Cette nécessité de reconstruire une élite et de la mettre aux commandes, est d’autant plus urgente que la civilisation chrétienne est menacée. Alors que l’église mettait des règles, permettait à la civilisation de se développer, « la guerre subversive se caractérise par une perversion égale et fatale de la fin et des moyens »[15]. Ce n’est, pour l’auteur, pas étonnant quand on sait que «(…) ceux qui ne croient pas en Dieu comme les communistes, ou qui n’ont pas les mêmes normes morales que nous comme les musulmans, ou qui n’ont aucune scrupule de consciences comme mes machiavéliques, ne sauraient être gênés dans leurs desseins politiques par les exigences doctrinales de l’Eglise et il serait imprudent de la part d’un chef politique chrétien (…) de ne pas en tenir compte »[16]. On notera au passage combien le musulman n’est pas devenu une cible de l’extrême droite uniquement dans les années 80[17]. D’ailleurs « Si vous prenez un peu de recul pour considérer le déroulement de l’histoire, vous verrez, pour prendre un exemple contemporain, que les croisades ont eu, en beaucoup plus grand, un effet stratégique comparable à celui de l’intervention américaine au Vietnam aujourd’hui »[18]. En clair, la fixation de l’ennemi sur son sol par la guerre à cet endroit ralentit sa progression et donc permet de préparer la défense ou la contrattaque.

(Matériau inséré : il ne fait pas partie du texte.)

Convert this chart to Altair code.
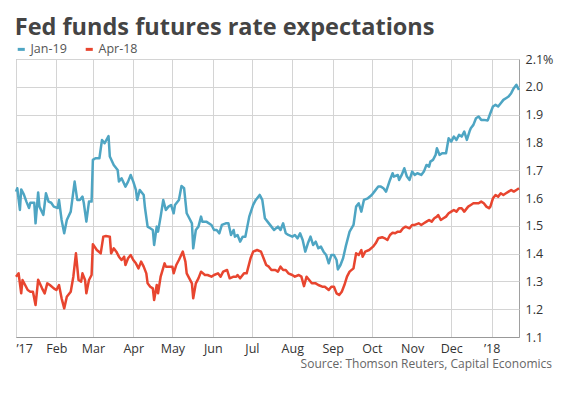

Dans cette vision, les croisades sont vues comme ayant retardée l’arrivée des musulmans en Europe et ainsi sauvé la chrétienté.  Et la colonisation est vue comme positive : « En dehors de la vieille Asie, c’est grâce à la colonisation et à rien d’autre que la civilisation s’est répandue dans le monde (…) les colonisés se mettaient de bonne grâce à l’école de la civilisation comme nos ancêtres gaulois par exemple à celle des Romains »[19].

L’ombre de Vichy

Comme on l’a souligné dans la présentation de l’auteur ici analysé, et pour reprendre le titre d’un ouvrage marquant, Vichy est un passé qui ne passe pas. Et Auphan parlant de la nécessité de la discipline collective de souligner : « Je vous rappelle, au passage, qu’il ne peut y avoir de nation organisée, d’Etat, sans un minimum de sens civique chez les citoyens, c’est-à-dire, pour appeler les choses par leur nom, sans une discipline consentie. Des multiples constitutions que la France a connues depuis la grande Révolution, celle qui a été élaborée à Vichy dans la souffrance après notre défaite de 1940, mais qui n’a jamais vu le jour, est la seule à l’avoir affirmé dans son article premier »[20]. Ou de critiquer la Résistance et les actions de celles-ci[21] : « en vertu de cet accord (la convention de La Haye) souscrit par toutes les nations civilisées, les milices n’étaient tolérées à côté des armées régulières que si elles avaient, comme elles, un « signe distinctif reconnaissable à distance » et « portaient ostensiblement les armes », ce qui éliminait les combattants sans uniforme, comme on se plaît à dire aujourd’hui et prohibait d’avance les assassinats commis au temps de l’occupation dans le métro ou dans la rue, par un passant apparemment inoffensif qui tire tout à coup un pistolet de sa poche »[22].
La critique est d’ailleurs plus large et s’étend au pacifisme, vu uniquement sous l’angle d’une des facettes de la subversion communiste : « Il ne faut donc pas se laisser entraîner dans les courroies de transmission du communisme international, lequel, sous couleur de pacifisme, cherche beaucoup plus à désarmer ses adversaires qu’à faire régner la justice telle que la conçoit une conscience chrétienne ou même simplement civilisée. Le Mouvement Mondial de la Paix, les associations qui font de la non-violence un absolu et maints autres groupements ambigus sont à classer dans ces courroies de transmission »[23]
On le voit, loin d’être anecdotique et neutre, le parcours et les écrits de l’Amiral Auphan font la liaison entre l’avant et l’après-guerre mondiale pour un milieu très à droite qui ne reniera jamais ses engagements ni ses ennemis et montre que certaines distinctions, si elles sont intéressantes intellectuellement, sont dans les faits nettement moins pertinentes.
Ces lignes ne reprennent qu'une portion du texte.